7) The Cirque de Soilel or however you spell it soundtrack. Yes, it exists and no, it is NOT good tonsil hockey music.

6) Enya. Enya makes me want to smash shit, OK? Not good if you want me to be your girlfriend.

5) An abundance of emo. Popular emo. And lots of little tissue flowers scattered around. If this shit doesn't stop, I'm really, really going to hate emo. I'm serious. Stop it.

4) Any album by pretty much most of the Lilith Fair people circa late 90s. I am not impressed.

3) Possessing an Nsync album and saying you're being ironic. Shut the fuck up. Either admit you like to dance around the bathroom while listening to them or stop using music as a way to further your sarcastic and too-cool-for-school cred. That's not nice.
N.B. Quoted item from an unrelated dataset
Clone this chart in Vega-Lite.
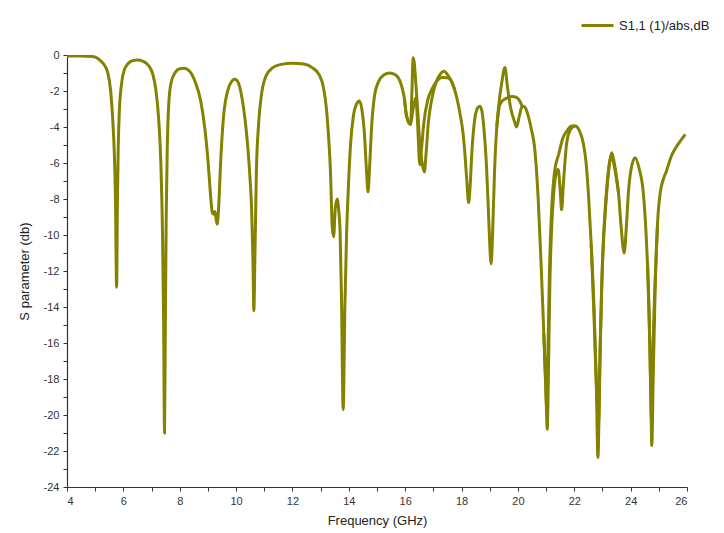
{
  "$schema": "https://vega.github.io/schema/vega-lite/v6.json",
  "autosize": "none",
  "width": 620,
  "height": 432,
  "padding": {"left": 67, "top": 55, "right": 37, "bottom": 46},
  "background": "white",
  "config": {
    "view": {"stroke": null},
    "font": "Liberation Sans",
    "axis": {"domainColor": "#333333", "tickColor": "#333333", "labelColor": "#333333", "titleColor": "#222222", "labelFont": "Liberation Sans", "titleFont": "Liberation Sans", "labelFontSize": 11, "titleFontSize": 13, "titleFontWeight": "normal", "grid": false, "tickSize": 4, "domainWidth": 1.2, "tickWidth": 1, "labelOverlap": false}
  },
  "datasets": {
    "A": [
      {"f":4.0,"db":-0.05},{"f":4.5,"db":-0.05},{"f":4.9,"db":-0.08},{"f":5.1,"db":-0.2},{"f":5.3,"db":-0.5},{"f":5.45,"db":-1.0},{"f":5.55,"db":-2.0},{"f":5.62,"db":-3.5},{"f":5.68,"db":-5.5},{"f":5.72,"db":-8.0},{"f":5.76,"db":-12.9},{"f":5.79,"db":-8.0},{"f":5.82,"db":-5.0},{"f":5.86,"db":-3.0},{"f":5.92,"db":-1.8},{"f":6.0,"db":-1.0},{"f":6.15,"db":-0.5},{"f":6.35,"db":-0.3},{"f":6.5,"db":-0.28},{"f":6.7,"db":-0.35},{"f":6.9,"db":-0.6},{"f":7.05,"db":-1.1},{"f":7.15,"db":-1.9},{"f":7.25,"db":-3.5},{"f":7.33,"db":-6.0},{"f":7.39,"db":-10.0},{"f":7.43,"db":-15.0},{"f":7.46,"db":-21.0},{"f":7.49,"db":-15.0},{"f":7.52,"db":-9.0},{"f":7.56,"db":-5.0},{"f":7.62,"db":-2.5},{"f":7.7,"db":-1.5},{"f":7.85,"db":-0.95},{"f":8.0,"db":-0.76},{"f":8.15,"db":-0.74},{"f":8.35,"db":-0.9},{"f":8.55,"db":-1.5},{"f":8.75,"db":-2.6},{"f":8.9,"db":-4.2},{"f":9.0,"db":-5.8},{"f":9.08,"db":-7.5},{"f":9.15,"db":-8.7},{"f":9.2,"db":-8.85},{"f":9.25,"db":-8.7},{"f":9.3,"db":-9.2},{"f":9.33,"db":-9.4},{"f":9.38,"db":-8.5},{"f":9.45,"db":-6.0},{"f":9.55,"db":-3.5},{"f":9.7,"db":-2.0},{"f":9.85,"db":-1.45},{"f":9.95,"db":-1.35},{"f":10.05,"db":-1.45},{"f":10.2,"db":-2.3},{"f":10.32,"db":-3.6},{"f":10.42,"db":-5.2},{"f":10.5,"db":-7.0},{"f":10.55,"db":-8.5},{"f":10.6,"db":-11.5},{"f":10.63,"db":-14.2},{"f":10.67,"db":-11.0},{"f":10.72,"db":-6.5},{"f":10.8,"db":-3.8},{"f":10.9,"db":-2.2},{"f":11.05,"db":-1.2},{"f":11.3,"db":-0.7},{"f":11.6,"db":-0.52},{"f":12.0,"db":-0.46},{"f":12.4,"db":-0.5},{"f":12.7,"db":-0.7},{"f":12.95,"db":-1.1},{"f":13.1,"db":-1.8},{"f":13.2,"db":-2.9},{"f":13.28,"db":-4.5},{"f":13.35,"db":-6.5},{"f":13.41,"db":-9.5},{"f":13.46,"db":-10.1},{"f":13.52,"db":-8.5},{"f":13.59,"db":-8.0},{"f":13.64,"db":-8.6},{"f":13.69,"db":-9.8},{"f":13.74,"db":-13.5},{"f":13.8,"db":-19.7},{"f":13.86,"db":-14.0},{"f":13.92,"db":-10.0},{"f":13.98,"db":-7.5},{"f":14.06,"db":-5.0},{"f":14.16,"db":-3.4},{"f":14.28,"db":-2.7},{"f":14.37,"db":-2.55},{"f":14.45,"db":-2.9},{"f":14.55,"db":-4.3},{"f":14.63,"db":-6.5},{"f":14.68,"db":-7.6},{"f":14.73,"db":-6.5},{"f":14.8,"db":-4.2},{"f":14.9,"db":-2.4},{"f":15.05,"db":-1.5},{"f":15.25,"db":-1.1},{"f":15.45,"db":-1.0},{"f":15.65,"db":-1.1},{"f":15.85,"db":-1.6},{"f":15.97,"db":-2.4},{"f":16.05,"db":-3.4},{"f":16.19,"db":-3.86},{"f":16.24,"db":-2.0},{"f":16.28,"db":-0.15},{"f":16.32,"db":-0.4},{"f":16.38,"db":-1.63},{"f":16.45,"db":-3.2},{"f":16.52,"db":-4.97},{"f":16.6,"db":-6.0},{"f":16.68,"db":-6.5},{"f":16.74,"db":-5.5},{"f":16.82,"db":-3.8},{"f":16.95,"db":-2.4},{"f":17.1,"db":-1.5},{"f":17.25,"db":-1.05},{"f":17.38,"db":-0.9},{"f":17.48,"db":-1.05},{"f":17.62,"db":-1.4},{"f":17.75,"db":-1.9},{"f":17.85,"db":-2.5},{"f":17.95,"db":-3.3},{"f":18.05,"db":-4.3},{"f":18.13,"db":-5.7},{"f":18.2,"db":-7.3},{"f":18.25,"db":-8.2},{"f":18.3,"db":-7.4},{"f":18.37,"db":-5.3},{"f":18.45,"db":-3.8},{"f":18.55,"db":-3.0},{"f":18.65,"db":-2.85},{"f":18.72,"db":-3.1},{"f":18.8,"db":-4.2},{"f":18.88,"db":-6.0},{"f":18.95,"db":-8.5},{"f":19.0,"db":-10.5},{"f":19.05,"db":-11.6},{"f":19.1,"db":-10.0},{"f":19.17,"db":-6.5},{"f":19.25,"db":-4.0},{"f":19.32,"db":-2.8},{"f":19.42,"db":-1.6},{"f":19.54,"db":-0.7},{"f":19.63,"db":-1.8},{"f":19.75,"db":-3.0},{"f":19.88,"db":-3.7},{"f":19.95,"db":-4.0},{"f":20.05,"db":-3.4},{"f":20.15,"db":-2.85},{"f":20.25,"db":-2.9},{"f":20.35,"db":-3.3},{"f":20.48,"db":-4.14},{"f":20.6,"db":-5.25},{"f":20.72,"db":-8.0},{"f":20.82,"db":-11.5},{"f":20.92,"db":-15.5},{"f":21.0,"db":-19.0},{"f":21.04,"db":-20.8},{"f":21.08,"db":-18.0},{"f":21.13,"db":-13.0},{"f":21.2,"db":-9.5},{"f":21.28,"db":-7.5},{"f":21.35,"db":-6.6},{"f":21.43,"db":-6.36},{"f":21.5,"db":-7.5},{"f":21.55,"db":-8.6},{"f":21.62,"db":-7.0},{"f":21.73,"db":-4.9},{"f":21.85,"db":-4.2},{"f":22.03,"db":-3.95},{"f":22.18,"db":-4.2},{"f":22.32,"db":-4.9},{"f":22.42,"db":-6.0},{"f":22.5,"db":-7.66},{"f":22.6,"db":-10.5},{"f":22.7,"db":-14.0},{"f":22.78,"db":-18.0},{"f":22.84,"db":-22.36},{"f":22.9,"db":-18.0},{"f":22.97,"db":-13.0},{"f":23.05,"db":-10.0},{"f":23.15,"db":-7.66},{"f":23.27,"db":-5.8},{"f":23.33,"db":-5.43},{"f":23.42,"db":-6.0},{"f":23.5,"db":-6.8},{"f":23.57,"db":-7.66},{"f":23.66,"db":-9.5},{"f":23.77,"db":-11.0},{"f":23.85,"db":-9.5},{"f":23.92,"db":-7.66},{"f":24.02,"db":-6.3},{"f":24.16,"db":-5.71},{"f":24.3,"db":-6.3},{"f":24.45,"db":-7.66},{"f":24.55,"db":-10.0},{"f":24.65,"db":-14.0},{"f":24.72,"db":-19.0},{"f":24.75,"db":-21.7},{"f":24.8,"db":-18.0},{"f":24.87,"db":-13.0},{"f":24.95,"db":-9.5},{"f":25.05,"db":-7.66},{"f":25.29,"db":-6.36},{"f":25.45,"db":-5.6},{"f":25.64,"db":-5.06},{"f":25.8,"db":-4.7},{"f":25.94,"db":-4.41}
    ],
    "B": [
      {"seg":"B1","f":15.97,"db":-2.4},{"seg":"B1","f":16.05,"db":-3.4},{"seg":"B1","f":16.19,"db":-3.86},{"seg":"B1","f":16.28,"db":-3.0},{"seg":"B1","f":16.38,"db":-2.37},{"seg":"B1","f":16.44,"db":-3.8},{"seg":"B1","f":16.52,"db":-6.1},{"seg":"B1","f":16.58,"db":-5.2},{"seg":"B1","f":16.66,"db":-3.8},{"seg":"B1","f":16.8,"db":-2.5},{"seg":"B1","f":16.95,"db":-1.9},{"seg":"B1","f":17.1,"db":-1.5},{"seg":"B1","f":17.3,"db":-1.25},{"seg":"B1","f":17.5,"db":-1.26},{"seg":"B1","f":17.62,"db":-1.4},{"seg":"B1","f":17.75,"db":-1.9},
      {"seg":"B2","f":19.25,"db":-4.0},{"seg":"B2","f":19.35,"db":-2.8},{"seg":"B2","f":19.45,"db":-2.55},{"seg":"B2","f":19.6,"db":-2.4},{"seg":"B2","f":19.8,"db":-2.3},{"seg":"B2","f":19.95,"db":-2.35},{"seg":"B2","f":20.08,"db":-2.6},{"seg":"B2","f":20.15,"db":-2.85},
      {"seg":"B3","f":20.92,"db":-15.5},{"seg":"B3","f":20.98,"db":-18.0},{"seg":"B3","f":21.02,"db":-19.5},{"seg":"B3","f":21.06,"db":-17.0},{"seg":"B3","f":21.12,"db":-12.0},{"seg":"B3","f":21.2,"db":-8.5},{"seg":"B3","f":21.3,"db":-6.5},{"seg":"B3","f":21.45,"db":-5.5},{"seg":"B3","f":21.6,"db":-4.6},{"seg":"B3","f":21.75,"db":-4.2},{"seg":"B3","f":21.9,"db":-3.95},{"seg":"B3","f":22.03,"db":-3.95},
      {"seg":"B4","f":22.6,"db":-10.5},{"seg":"B4","f":22.7,"db":-14.5},{"seg":"B4","f":22.8,"db":-19.0},{"seg":"B4","f":22.86,"db":-20.5},{"seg":"B4","f":22.92,"db":-16.0},{"seg":"B4","f":23.0,"db":-11.5},{"seg":"B4","f":23.1,"db":-8.5},{"seg":"B4","f":23.2,"db":-6.6},{"seg":"B4","f":23.3,"db":-5.7},{"seg":"B4","f":23.38,"db":-5.9},{"seg":"B4","f":23.5,"db":-6.9},{"seg":"B4","f":23.57,"db":-7.66},
      {"seg":"B5","f":24.6,"db":-11.5},{"seg":"B5","f":24.68,"db":-16.0},{"seg":"B5","f":24.74,"db":-20.3},{"seg":"B5","f":24.79,"db":-16.5},{"seg":"B5","f":24.87,"db":-12.5},{"seg":"B5","f":24.95,"db":-9.5}
    ]
  },
  "encoding": {
    "x": {"field": "f", "type": "quantitative", "scale": {"domain": [4, 26], "nice": false, "zero": false},
      "axis": {"title": "Frequency (GHz)", "values": [4,5,6,7,8,9,10,11,12,13,14,15,16,17,18,19,20,21,22,23,24,25,26], "labelExpr": "datum.value % 2 == 0 ? '' + datum.value : ''", "labelOverlap": false, "labelPadding": 4, "titlePadding": 8}},
    "y": {"field": "db", "type": "quantitative", "scale": {"domain": [-24, 0], "nice": false, "zero": false},
      "axis": {"title": "S parameter (db)", "values": [-24,-23,-22,-21,-20,-19,-18,-17,-16,-15,-14,-13,-12,-11,-10,-9,-8,-7,-6,-5,-4,-3,-2,-1,0], "labelExpr": "abs(datum.value) % 2 == 0 ? '' + datum.value : ''", "labelOverlap": false, "labelPadding": 4, "titlePadding": 12}},
    "order": {"field": "f", "type": "quantitative"},
    "color": {"field": "series", "type": "nominal", "scale": {"range": ["#848200"]},
      "legend": {"title": null, "orient": "none", "legendX": 513, "legendY": -47, "symbolType": "stroke", "symbolSize": 1024, "symbolStrokeWidth": 3, "labelFontSize": 13, "labelColor": "#222222", "labelFont": "Liberation Sans", "padding": 0}}
  },
  "layer": [
    {
      "data": {"name": "A"},
      "transform": [{"calculate": "'S1,1 (1)/abs,dB'", "as": "series"}],
      "mark": {"type": "line", "strokeWidth": 3, "clip": true, "interpolate": "monotone"}
    },
    {
      "data": {"name": "B"},
      "transform": [{"calculate": "'S1,1 (1)/abs,dB'", "as": "series"}],
      "mark": {"type": "line", "strokeWidth": 3, "clip": true, "interpolate": "monotone"},
      "encoding": {
        "detail": {"field": "seg", "type": "nominal"}
      }
    }
  ]
}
2) Loads of new punk and no old punk. Vice versa doesn't matter cuz I really don't give a flying rat's ass about a lot of new punk. But if you like it, at least appreciate where these bands get their "inspiration". And don't make me listen to it w/out asking first.

2a) Hootie and the Blowfish.

2b) Limp Biscuit, Puddle of Mud, Stained, Twisted, Lincoln Park, you know what I mean. Again, Mary beat me to it.

2c) Weird Al. Not that I don't like him, mind you. I do. It's just that when I hear Weird Al, I think of my little brother. You can see the problem there, right?

1) And finally, the most important to me: a notable absence of variety. I really like people who listen to twenty different genres and don't feel the need to make excuses. You should never be ashamed of listening to a band and you should never offer excuses...just blatant and, if need be, profane announcements that you like so-and-so so shut the fuck up. This kinda makes this whole list pretty obsolete, huh? Eh.

Top 10 Albums/Bands/Music-Type Stuff That Will Immediately Cause Me to Make Out With A Boy*

10) Every single Nirvana album, import, single, etc.. Obsession in fun when it's shared.

9) Sleater-Kinney. Enough said.

8) Bikini Kill. Ditto. Particularly The First Two Albums.

7) Bruce Sprinsteen's Born in the USA. Cuz that album fucking rocks and those who love The Boss are OK w/me.

6) Buster Poindexter. I think I'd like to make out w/someone while listening to Buster Poindexter.

5) Ice fucking T. There will be no making out w/out the OG, OK?

4) A notable absence of trance. I kinda really don't like trance.

3) The Ramones. Of the few boys I've dated, the ones that ended the worst were the ones who didn't like the Ramones. I think it has to do w/something in the frontal lobe.

2) Violent Femmes. Any album cuz they're all good. I don't know why, but I have a special place in my heart for people who like the Violent Femmes. OK, maybe I do know why and it has to do w/That Boy, but fuck it. I'm kinda over That Boy, so it's obsolete now.

1) And, finally, a music collection that defies genres, offered w/no excuse or apologies or declarations of irony.

Fucking A, that took me a long time to do. And it will probably change by the end of the day, too.

*Of course, I had to make it as difficult as possible.